DATASET SECTION
■ ■ ■ ■ ■

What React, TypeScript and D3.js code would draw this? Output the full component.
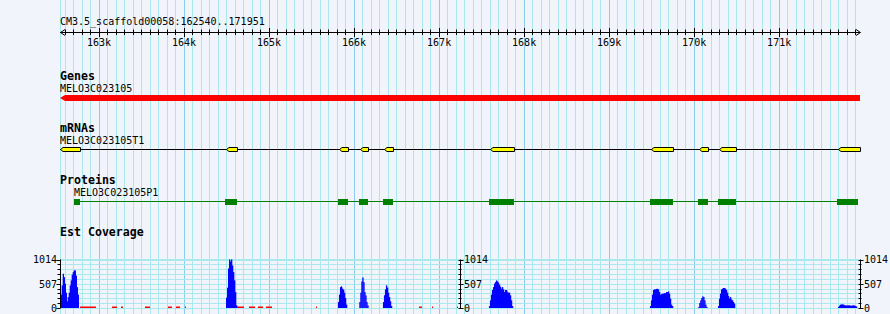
import React from "react";
import * as d3 from "d3";

const W = 890;
const H = 314;

const regionStart = 162540;
const regionEnd = 171951;
const regionTitle = "CM3.5_scaffold00058:162540..171951";

const geneName = "MELO3C023105";
const geneStart = 162540;
const geneEnd = 171951;

const mrnaName = "MELO3C023105T1";
const exonStarts = [162540, 164493, 165822, 166069, 166351, 167598, 169492, 170057, 170292, 171692];
const exonEnds = [162775, 164622, 165928, 166163, 166457, 167880, 169751, 170162, 170492, 171951];

const proteinName = "MELO3C023105P1";
const cdsStarts = [162705, 164481, 165810, 166057, 166339, 167586, 169480, 170045, 170280, 171680];
const cdsEnds = [162775, 164622, 165928, 166163, 166457, 167880, 169751, 170162, 170492, 171927];

const covMax = 1014;
const covTickLabels = [0, 507, 1014];
const covBin = 11.76;
const covPeakStarts = [162548, 164493, 165810, 166061, 166339, 167586, 169480, 170048, 170280, 171692];
const covPeakValues = [
  [279, 473, 716, 645, 508, 320, 140, 229, 320, 473, 577, 695, 750, 785, 785, 675, 437, 279],
  [217, 425, 827, 1014, 972, 1014, 889, 750, 577, 333, 56],
  [125, 279, 437, 452, 404, 383, 320, 208, 71],
  [125, 320, 556, 639, 541, 333, 264, 125, 56],
  [125, 266, 390, 473, 425, 320, 229, 140, 40],
  [40, 160, 279, 376, 437, 508, 541, 577, 556, 530, 487, 445, 404, 437, 390, 333, 376, 376, 333, 320, 320, 264, 160, 40],
  [40, 160, 279, 376, 390, 390, 400, 400, 390, 333, 279, 290, 300, 300, 310, 310, 333, 333, 347, 300, 196, 71, 40],
  [20, 104, 160, 208, 243, 229, 160, 71, 20],
  [40, 196, 300, 390, 404, 418, 418, 404, 376, 320, 250, 196, 229, 180, 160, 125, 90],
  [25, 50, 70, 75, 75, 70, 60, 55, 50, 55, 55, 55, 50, 45, 55, 55, 50, 40, 30],
];
const lowCovStarts = [162775, 163152, 163258, 163540, 163810, 163905, 164010, 164622, 164763, 164869, 164963, 165551, 166763, 166916, 167210];
const lowCovEnds = [162963, 163210, 163281, 163599, 163857, 163952, 164022, 164704, 164834, 164928, 165034, 165563, 166798, 166928, 167222];

const trackLabels = ["Genes", "mRNAs", "Proteins", "Est Coverage"];

const FONT = "'DejaVu Sans Mono', monospace";
const BG = "#f1f5fb";
const MINOR = "#a9e9ee";
const MAJOR = "#8ccbea";

export default function App() {
  const xs = d3.scaleLinear().domain([regionStart, regionEnd]).range([60, 860]);
  const ys = d3.scaleLinear().domain([0, covMax]).range([308, 259.5]);
  const px = (v: number) => Math.floor(v) + 0.5;

  const minorTicks = d3.range(162600, regionEnd, 100).filter((d) => d % 1000 !== 0);
  const majorTicks = d3.range(163000, regionEnd, 1000);

  const rulerY = 32.5;
  const geneTop = 95;
  const geneBot = 101;
  const mrnaY = 149.5;
  const protY = 201.5;

  const covGridVals = d3.range(0, 11).map((i) => (covMax * i) / 10);
  const axisXs = [60.5, 460.5, 860.5];

  const genePath = `M${xs(geneStart)},${(geneTop + geneBot) / 2} L${xs(geneStart) + 5},${geneTop} L${xs(geneEnd)},${geneTop} L${xs(geneEnd)},${geneBot} L${xs(geneStart) + 5},${geneBot} Z`;

  return (
    <svg width={W} height={H} style={{ display: "block" }} xmlns="http://www.w3.org/2000/svg">
      <style>{"body{margin:0}"}</style>
      <rect x={0} y={0} width={W} height={H} fill={BG} />

      {/* vertical grid */}
      <line x1={px(xs(regionStart))} x2={px(xs(regionStart))} y1={0} y2={H} stroke={MINOR} strokeWidth={1} />
      {minorTicks.map((t) => (
        <line key={"g" + t} x1={px(xs(t))} x2={px(xs(t))} y1={0} y2={H} stroke={MINOR} strokeWidth={1} />
      ))}
      {majorTicks.map((t) => (
        <line key={"G" + t} x1={px(xs(t))} x2={px(xs(t))} y1={0} y2={H} stroke={MAJOR} strokeWidth={1} />
      ))}

      {/* coverage horizontal grid */}
      {covGridVals.map((v, i) => (
        <line
          key={"h" + i}
          x1={60}
          x2={861}
          y1={i === 10 ? ys(v) + 0.5 : Math.round(ys(v)) + 0.5}
          y2={i === 10 ? ys(v) + 0.5 : Math.round(ys(v)) + 0.5}
          stroke={MINOR}
          strokeWidth={i === 10 ? 2 : 1}
        />
      ))}

      {/* ruler */}
      <text x={60} y={25} fontFamily={FONT} fontSize={10} fill="#000">{regionTitle}</text>
      <line x1={60} x2={860} y1={rulerY} y2={rulerY} stroke="#000" strokeWidth={1} />
      <path d={`M65,${rulerY - 3} L60.5,${rulerY} L65,${rulerY + 3}`} fill="none" stroke="#000" strokeWidth={1} />
      <path d={`M856,${rulerY - 3} L860.5,${rulerY} L856,${rulerY + 3}`} fill="none" stroke="#000" strokeWidth={1} />
      {minorTicks.map((t) => (
        <line key={"t" + t} x1={px(xs(t))} x2={px(xs(t))} y1={rulerY - 3} y2={rulerY + 2.5} stroke="#000" strokeWidth={1} />
      ))}
      {majorTicks.map((t) => (
        <g key={"T" + t}>
          <line x1={px(xs(t))} x2={px(xs(t))} y1={rulerY - 4.5} y2={rulerY + 4.5} stroke="#000" strokeWidth={1} />
          <text x={xs(t)} y={46} textAnchor="middle" fontFamily={FONT} fontSize={10} fill="#000">
            {`${t / 1000}k`}
          </text>
        </g>
      ))}

      {/* Genes */}
      <text x={60} y={80} fontFamily={FONT} fontSize={11.6} fontWeight="bold" fill="#000">{trackLabels[0]}</text>
      <text x={60} y={91.5} fontFamily={FONT} fontSize={10} fill="#000">{geneName}</text>
      <path d={genePath} fill="#ff0000" />

      {/* mRNAs */}
      <text x={60} y={131.7} fontFamily={FONT} fontSize={11.6} fontWeight="bold" fill="#000">{trackLabels[1]}</text>
      <text x={60} y={144} fontFamily={FONT} fontSize={10} fill="#000">{mrnaName}</text>
      <line x1={xs(geneStart)} x2={xs(geneEnd)} y1={mrnaY} y2={mrnaY} stroke="#000" strokeWidth={1} />
      {exonStarts.map((s, i) => {
        const x0 = Math.round(xs(s)) + 0.5;
        const x1 = Math.round(xs(exonEnds[i])) + 0.5;
        const top = mrnaY - 2;
        const bot = mrnaY + 2;
        const d = `M${x0},${mrnaY} L${x0 + 2.5},${top} L${x1},${top} L${x1},${bot} L${x0 + 2.5},${bot} Z`;
        return <path key={"e" + i} d={d} fill="#ffff00" stroke="#000" strokeWidth={1} />;
      })}

      {/* Proteins */}
      <text x={60} y={184} fontFamily={FONT} fontSize={11.6} fontWeight="bold" fill="#000">{trackLabels[2]}</text>
      <text x={xs(cdsStarts[0])} y={196} fontFamily={FONT} fontSize={10} fill="#000">{proteinName}</text>
      <line x1={xs(cdsStarts[0])} x2={xs(cdsEnds[cdsEnds.length - 1])} y1={protY} y2={protY} stroke="#008000" strokeWidth={1} />
      {cdsStarts.map((s, i) => (
        <rect
          key={"c" + i}
          x={Math.round(xs(s))}
          y={protY - 2.5}
          width={Math.round(xs(cdsEnds[i])) - Math.round(xs(s))}
          height={6}
          fill="#008000"
        />
      ))}

      {/* Est Coverage */}
      <text x={60} y={236} fontFamily={FONT} fontSize={11.6} fontWeight="bold" fill="#000">{trackLabels[3]}</text>
      {lowCovStarts.map((s, i) => (
        <rect key={"l" + i} x={xs(s)} y={306.5} width={Math.max(1, xs(lowCovEnds[i]) - xs(s))} height={1.5} fill="#ff0000" />
      ))}
      {covPeakStarts.map((s, pi) =>
        covPeakValues[pi].map((v, i) => {
          const x0 = xs(s + i * covBin);
          const x1 = xs(s + (i + 1) * covBin);
          return (
            <rect
              key={`p${pi}-${i}`}
              x={x0}
              y={ys(v)}
              width={x1 - x0 + 0.3}
              height={ys(0) - ys(v)}
              fill="#0000ff"
            />
          );
        })
      )}

      {/* coverage axes */}
      {axisXs.map((ax, ai) => (
        <g key={"a" + ai}>
          <line x1={ax} x2={ax} y1={ys(covMax)} y2={ys(0)} stroke="#000" strokeWidth={1} />
          {covGridVals.map((v, i) => {
            const y = Math.round(ys(v)) + 0.5;
            const major = covTickLabels.some((t) => Math.abs(t - v) < 60);
            return ai === 0 ? (
              <line key={"k" + i} x1={ax - (major ? 4 : 3)} x2={ax} y1={y} y2={y} stroke="#000" strokeWidth={1} />
            ) : (
              <line key={"k" + i} x1={ax - 2} x2={ax + (major ? 3 : 1)} y1={y} y2={y} stroke="#000" strokeWidth={1} />
            );
          })}
          {covTickLabels.map((t) => (
            <text
              key={"L" + t}
              x={ai === 0 ? ax - 3.5 : ax + 3.5}
              y={ys(t) + 3.8}
              textAnchor={ai === 0 ? "end" : "start"}
              fontFamily={FONT}
              fontSize={10}
              fill="#000"
            >
              {t}
            </text>
          ))}
        </g>
      ))}
    </svg>
  );
}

■ ■ ■ ■ ■

WHAT TO DO
Reproduce the material above from its first line through the line containing "170162, 170492, 171951];", both ends included, and skip every picture.

RESPONSE FOR THIS EXERCISE
What React, TypeScript and D3.js code would draw this? Output the full component.
import React from "react";
import * as d3 from "d3";

const W = 890;
const H = 314;

const regionStart = 162540;
const regionEnd = 171951;
const regionTitle = "CM3.5_scaffold00058:162540..171951";

const geneName = "MELO3C023105";
const geneStart = 162540;
const geneEnd = 171951;

const mrnaName = "MELO3C023105T1";
const exonStarts = [162540, 164493, 165822, 166069, 166351, 167598, 169492, 170057, 170292, 171692];
const exonEnds = [162775, 164622, 165928, 166163, 166457, 167880, 169751, 170162, 170492, 171951];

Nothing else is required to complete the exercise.